Emeritus General Authority
- December 31, 1978 – July 23, 1980

First Quorum of the Seventy
- October 1, 1976 – December 31, 1978
- End reason: Granted general authority emeritus status

Assistant to the Quorum of the Twelve Apostles
- April 6, 1970 – October 1, 1976
- End reason: Position abolished

Personal details
- Born: William Hunter Bennett 5 November 1910 Taber, Alberta, Canada
- Died: 23 July 1980 (aged 69) Bountiful, Utah, United States

= William H. Bennett (Mormon) =

Canadian Mormon leader

William Hunter Bennett (5 November 1910 – 23 July 1980) was a general authority of the Church of Jesus Christ of Latter-day Saints (LDS Church) from 1970 until his death.

Bennett was born in Taber, Alberta, Canada. He attended the School of Agriculture in Raymond, Alberta, and earned bachelor's and master's degrees in agriculture from Utah State University (USU) in the US, followed by a Ph.D. in agriculture from the University of Wisconsin–Madison. He joined the faculty of USU as a professor of agronomy.

Bennett married Patricia June Christensen; they had six children.

Bennett was an avid sportsman and in 1936 tried out for the Canadian Summer Olympics team in the shot put and discus throw.

In 1970, while serving in the LDS Church as a regional representative, Bennett was called as an Assistant to the Quorum of the Twelve Apostles and a general authority of the church. Bennett served in this position until 1976, when the position of Assistant to the Twelve was abolished and he became a member of the First Quorum of the Seventy, until 1978, when he was designated as an emeritus general authority.

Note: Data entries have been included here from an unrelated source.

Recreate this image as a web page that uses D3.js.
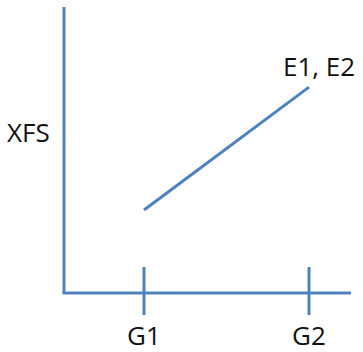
<!DOCTYPE html>
<html>
<head>
<meta charset="utf-8">
<script src="https://cdn.jsdelivr.net/npm/d3@7"></script>
<style>
  html, body { margin: 0; padding: 0; background: #fff; }
  svg { display: block; }
  text { font-family: "Open Sans", "Noto Sans", sans-serif; fill: #111; }
</style>
</head>
<body>
<svg id="chart" width="363" height="352"></svg>
<script>
// Data
const categories = ["G1", "G2"];
const seriesName = "E1, E2";
const seriesValues = [2.9, 7.2];
const yAxisLabel = "XFS";

const W = 363, H = 352;
const color = "#4f81bd";
const svg = d3.select("#chart");

const x = d3.scalePoint().domain(categories).range([144, 309]).padding(0);
const y = d3.scaleLinear().domain([0, 10]).range([293, 7]);

const axisLeftX = 64, axisRightX = 351;

// Y axis line
svg.append("line")
  .attr("x1", axisLeftX).attr("x2", axisLeftX)
  .attr("y1", y(10)).attr("y2", y(0))
  .attr("stroke", color).attr("stroke-width", 3);

// X axis line
svg.append("line")
  .attr("x1", axisLeftX - 1.5).attr("x2", axisRightX)
  .attr("y1", y(0)).attr("y2", y(0))
  .attr("stroke", color).attr("stroke-width", 3);

// Ticks crossing the x axis
svg.selectAll("line.tick").data(categories).join("line")
  .attr("class", "tick")
  .attr("x1", d => x(d)).attr("x2", d => x(d))
  .attr("y1", y(0) - 26).attr("y2", y(0) + 22)
  .attr("stroke", color).attr("stroke-width", 3);

// Tick labels
svg.selectAll("text.cat").data(categories).join("text")
  .attr("class", "cat")
  .attr("x", d => x(d)).attr("y", 345)
  .attr("text-anchor", "middle")
  .attr("font-size", 26)
  .text(d => d);

// Y label
svg.append("text")
  .attr("x", 7).attr("y", 142)
  .attr("font-size", 26)
  .text(yAxisLabel);

// Series line
const line = d3.line().x((d, i) => x(categories[i])).y(d => y(d));
svg.append("path")
  .datum(seriesValues)
  .attr("d", line)
  .attr("fill", "none")
  .attr("stroke", color)
  .attr("stroke-width", 3);

// Series label
svg.append("text")
  .attr("x", 283).attr("y", 76)
  .attr("font-size", 26)
  .text(seriesName);
</script>
</body>
</html>
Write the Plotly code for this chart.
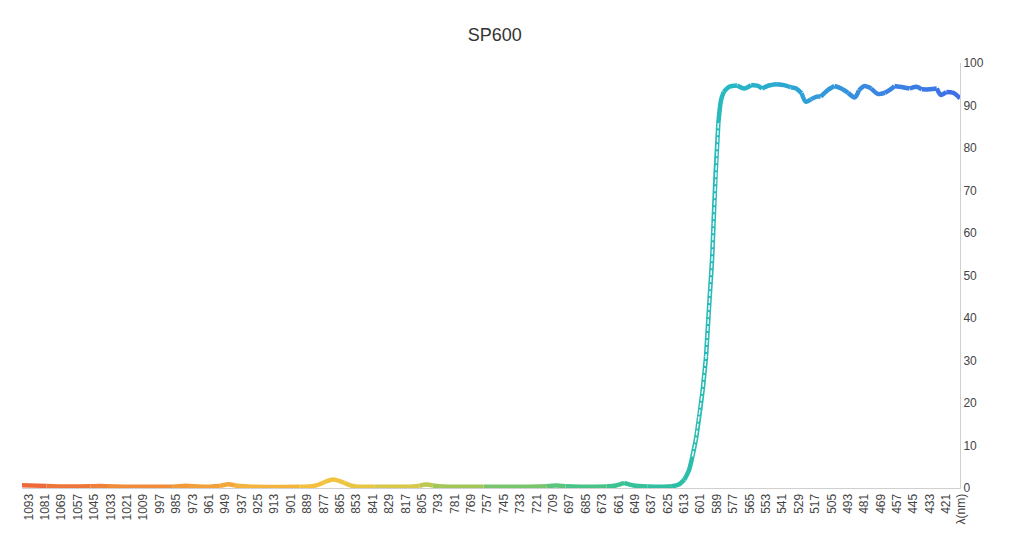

While an assistant, Bennett was assigned to deal with work in Africa, and was involved in an ordeal in which missionaries were confused as to whether they were to baptize a number of black South Africans who wished to join the Church, despite the restrictions on blacks in holding the priesthood at that time. Bennett and other officials approved baptisal, but the missionaries had concerns that such a move would anger the South African government, which they believed had reached a tacit agreement with the Church in the past stipulating that Mormon missionaries could preach in the country provided that they did not proselytize black South Africans. The missionaries were also worried about the complications involved in intermingling blacks with the white believers, as the blacks, lacking priesthood authority, would not be able to assist with things such as home teaching. They also pointed out that the whites needed government permits to enter black areas. After consulting with Marion G. Romney, Bennet wrote back to a missionary saying "It appears that we have received direction from the Brethren that this is not the time for us to move ahead with a program for baptizing the Bantus in South Africa." This policy stood in place until the 1978 Revelation opened the priesthood to men of all races.

Bennett died at his home in Bountiful, Utah, US.